Remember This! Dakota Decolonization and the Eli Taylor Narratives takes a unique approach to Indigenous history by centering Dakota language and oral tradition as crucial components of the decolonization framework. This is different from other works in the field, as it solely relies on Indigenous oral tradition as primary sources and gives prominence to Dakota language in the text.

Beginning Dakota - Tokaheya Dakota Iapi Kin by Nicolette Knudson, Jody Snow, and Clifford Canku is an online lesson portal by Minnesota Historical Society. Wíyouŋkihipi Productions has free learning resources for Dakota on their website that are centered around child and family learning, such as holidays and other activities like coloring books. Further, the director of Wíyouŋkihipi Productions has more resources on their personal artist site including Dakota land maps with audio pronunciations. Another mapping project called the Makxoche Washte: The Beautiful Country, is a Dakota and Lakota language map which is arguably the most extensive map in all of Dakota history and utilizes Google Maps.

In 2025, the Bible and Common Prayer Book Society of the Episcopal Church funded a Dakota-language hymnal for use in the Episcopal Diocese of South Dakota.
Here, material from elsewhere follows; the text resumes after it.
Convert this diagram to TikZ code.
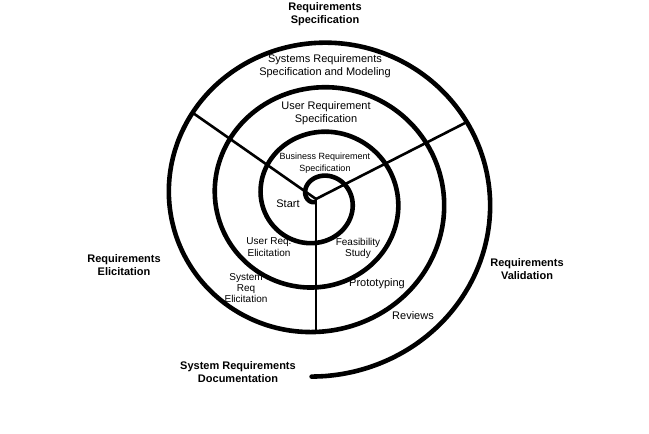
\documentclass[tikz,border=0pt]{standalone}
\usepackage{fontspec}
\setmainfont{Liberation Sans}

\begin{document}
\begin{tikzpicture}[
    x=1pt, y=-1pt,
    every node/.style={align=center, inner sep=0pt, font=\fontsize{11}{13}\selectfont},
    phase/.style={font=\bfseries\fontsize{11}{13}\selectfont},
    small/.style={font=\fontsize{10}{11.5}\selectfont},
    tiny/.style={font=\fontsize{9}{11.5}\selectfont},
    spiral/.style={line width=4.6pt, line cap=round},
    spoke/.style={line width=2.6pt}
]

\useasboundingbox (0,0) rectangle (649,434);

% spiral
\draw [spiral] plot [domain=-225:1172, samples=320, smooth]
    ({318 + (34 + 0.127778*\x)*cos(\x)}, {198.5 + 0.97*(34 + 0.127778*\x)*sin(\x)});

% spokes
\coordinate (hub) at (316,199);
\coordinate (ul) at (193,113);
\coordinate (ur) at (465,123);
\coordinate (dn) at (316,333);
\draw [spoke] (hub) -- (ul);
\draw [spoke] (hub) -- (ur);
\draw [spoke] (hub) -- (dn);

% phases
\node [phase] (spec) at (325,14) {Requirements\\Specification};
\node [phase] (elic) at (124,265.5) {Requirements\\Elicitation};
\node [phase] (valid) at (527,269) {Requirements\\Validation};
\node [phase] (doc) at (238,372.5) {System Requirements\\Documentation};

% activities
\node (sysspec) at (325,66.5) {Systems Requirements\\Specification and Modeling};
\node (userspec) at (326,113) {User Requirement\\Specification};
\node [tiny] (busspec) at (325,163) {Business Requirement\\Specification};
\node (start) at (288,204) {Start};
\node [small] (userelic) at (269,247) {User Req.\\Elicitation};
\node [small] (feas) at (358,248.5) {Feasibility\\Study};
\node [small, font=\fontsize{10}{11}\selectfont] (syselic) at (246,288) {System\\Req\\Elicitation};
\node (proto) at (377,284) {Prototyping};
\node (rev) at (413,316) {Reviews};

\end{tikzpicture}
\end{document}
== Notable first-language speakers ==
- Carolyn Schommer (Waȟpéthuŋ Wiŋ) – Born in 1930, Schommer grew up in Granite Falls, Minnesota, alongside her 10 siblings. They were raised by parents who were both Dakota first-language speakers. Her grandfather was Íŋyaŋgmani Hokšída, Running Walker Boy, the son of Chief Running Walker, Íŋyaŋgmani. Her parents taught her only the Dakota language, which meant that she had to learn English and a new way of life when she started school at a white school. She is now (2023) 93 years old and is one of the few remaining first-language speakers in Minnesota. She taught at numerous schools including the University of Minnesota when it first established its Indian Studies department in 1969 and has worked on numerous publications throughout her lifetime.